Global gold major Barrick on Tuesday reported a new discovery hole about 2 km from the best-ever drilling intercept at its Fourmile project, in Nevada, and said this pointed to the delivery of at least one more Tier 1 mine through the combination of Fourmile with the nearby Goldrush development project.
Fourmile was not included in the recent combination of Barrick and Newmont Goldcorp’s Nevada operations to create the Nevada Gold Mines, but it has the right to bring it into the joint venture for full market value provided certain agreed investment criteria are met.
In a statement issued following CEO Mark Bristow’s speech at the Denver Gold Forum, the company said that the intercept was of a new orebody, north of Fourmile. It increased the strike length of the mineralised Goldrush-Fourmile trend to greater than 6 km.
Mineralisation was open in all directions and significant resource growth was expected from continuing the step-out drilling programme.
“Discovery is fundamental to value creation and the latest results from Fourmile confirm the potential for further high-value discoveries in the greater Cortez – Carlin region, which has been a prolific source of gold discovery and production for 150 years, and still holds an untapped wealth of geological endowment,” Bristow said.
Reporting on Barrick’s performance since the merger with Randgold at the beginning of the year, Bristow said the business was generating significantly higher profits and free cash flows.
The business has six profitable Tier 1 assets with tangible prospects for future value creation.
Bristow said that production was trending towards the top end of the 5.1-million- to 5.6-million-ounce guidance range, while costs were likely to be at the lower end of the cost forecasts.
“The market is starting to recognise and reward this performance, and it’s worth noting that the Barrick share price has increased by 90% since the Randgold deal announcement a year ago, outstripping the GDX index and the spot gold price by a wide margin,” he said.
Bristow said details of Barrick’s five-year plan would be shared with the market when it publishes its third-quarter results in November.
“Our aim is to make the Barrick brand synonymous with value creation. That value will be generated by its existing Top Tier operational base of long-life mines, located within world-class geological provinces and run by management teams that can unlock and bring to account opportunities where others have failed,” he said.
“But there is also a lot more to be done, notably in Latin America and Tanzania, and you can be sure that we remain unrelenting in our quest to be the industry leader in value creation and delivery.”
Commenting on the closing of Barrick’s acquisition of the Acacia minorities’ shareholding, Bristow said that the miner would now proceed unfettered to address the issues that had previously plagued the company.

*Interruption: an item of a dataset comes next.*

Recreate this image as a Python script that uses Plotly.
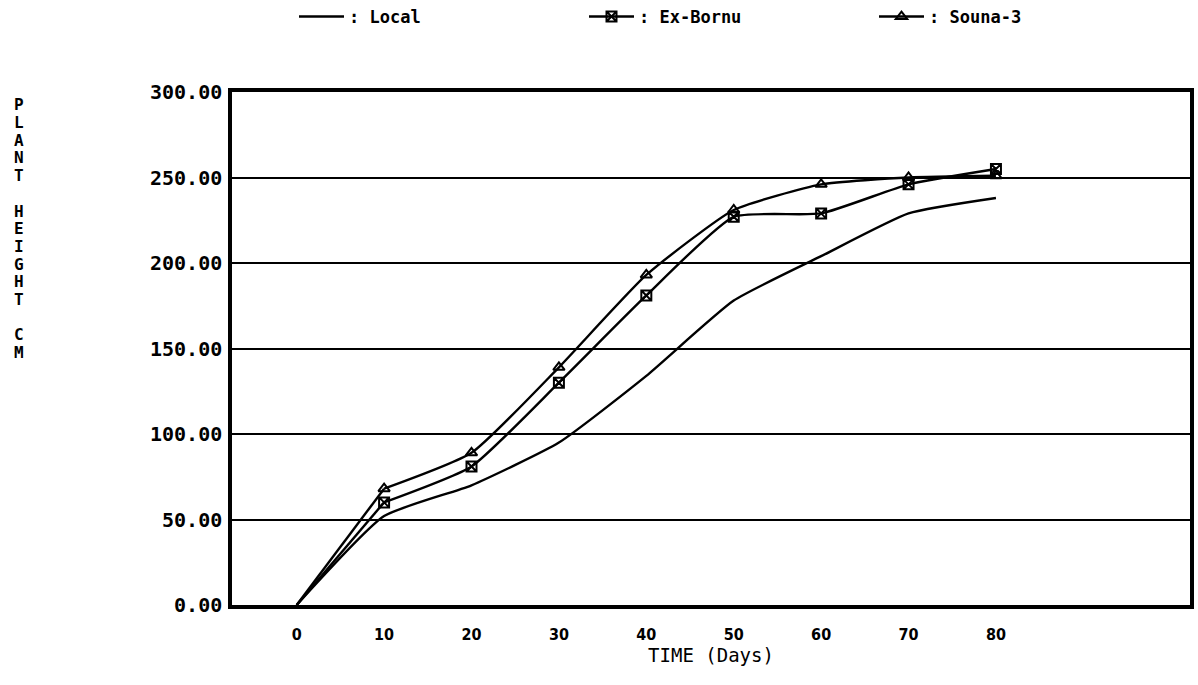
import plotly.graph_objects as go

days = [0, 10, 20, 30, 40, 50, 60, 70, 80]
local = [0, 52, 70, 95, 134, 178, 204, 229, 238]
ex_bornu = [0, 60, 81, 130, 181, 227, 229, 246, 255]
souna3 = [0, 68, 89, 139, 193, 231, 246, 250, 251]

series_names = [": Local", ": Ex-Bornu", ": Souna-3"]
x_ticks = [0, 10, 20, 30, 40, 50, 60, 70, 80]
y_ticks = [0, 50, 100, 150, 200, 250, 300]
y_title = "PLANT HEIGHT CM"

FONT = "DejaVu Sans Mono"
COND = "DejaVu Sans Condensed, DejaVu Sans"

fig = go.Figure()
fig.add_trace(go.Scatter(x=days, y=local, name=series_names[0], mode="lines",
                         line=dict(color="black", width=2.4, shape="spline", smoothing=0.5)))
fig.add_trace(go.Scatter(x=days[1:], y=ex_bornu[1:], name=series_names[1], mode="lines+markers",
                         line=dict(color="black", width=2.4, shape="spline", smoothing=0.5),
                         marker=dict(symbol="square-x-open", size=10, color="black",
                                     line=dict(width=2, color="black"))))
fig.add_trace(go.Scatter(x=days[1:], y=souna3[1:], name=series_names[2], mode="lines+markers",
                         line=dict(color="black", width=2.4, shape="spline", smoothing=0.5),
                         marker=dict(symbol="triangle-up-open", size=10, color="black",
                                     line=dict(width=2, color="black"))))
for vals in (ex_bornu, souna3):
    fig.add_trace(go.Scatter(x=days[:2], y=vals[:2], mode="lines", showlegend=False,
                             line=dict(color="black", width=2.4), hoverinfo="skip"))

fig.update_layout(
    width=1198, height=685,
    margin=dict(l=232, r=4, t=92, b=80),
    paper_bgcolor="white", plot_bgcolor="white",
    font=dict(family=FONT, color="black"),
    showlegend=True,
    legend=dict(orientation="h", xref="container", yref="container",
                x=294 / 1198, y=1 - 17 / 685, xanchor="left", yanchor="middle",
                entrywidth=230, entrywidthmode="pixels", itemwidth=45,
                font=dict(family=FONT, size=17, color="black", weight="bold"),
                bgcolor="rgba(0,0,0,0)"),
    xaxis=dict(range=[-7.4, 102.2], tickvals=x_ticks, ticktext=[str(v) for v in x_ticks],
               showgrid=False, zeroline=False, showline=True, linecolor="black", linewidth=3.5,
               mirror=True, ticks="", ticklabelstandoff=12,
               tickfont=dict(family=COND, size=16, color="black", weight="bold"),
               title=dict(text="TIME (Days)", font=dict(family=FONT, size=19, color="black"),
                          standoff=6)),
    yaxis=dict(range=[0, 300], tickvals=y_ticks, ticktext=[f"{v:.2f}" for v in y_ticks],
               showgrid=True, gridcolor="black", gridwidth=2, zeroline=False,
               showline=True, linecolor="black", linewidth=3.5, mirror=True, ticks="",
               ticklabelstandoff=2,
               tickfont=dict(family=FONT, size=20, color="black", weight="bold")),
)

# stacked vertical axis title, one letter per line
line_h = 17.7
top_px = 96
for i, ch in enumerate(y_title):
    if ch == " ":
        continue
    y_px = top_px + line_h * i + line_h / 2
    fig.add_annotation(text=ch, xref="paper", yref="paper",
                       x=-(232 - 18) / 962, y=1 - (y_px - 92) / 513,
                       showarrow=False, xanchor="center", yanchor="middle",
                       font=dict(family=FONT, size=16, color="black", weight="bold"))

fig.write_html("out.html")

He said that a Barrick team was at work on the ground to “fix these assets operationally, restore their social licence and repair their relationship with the government and other local stakeholders”.
“The team is making significant progress: North Mara has been reopened and the shipping of concentrates is expected to resume shortly.”
Acacia’s London office has been closed and the mines integrated into Barrick’s Africa and Middle Eastern region, with a significant saving in corporate and overhead costs.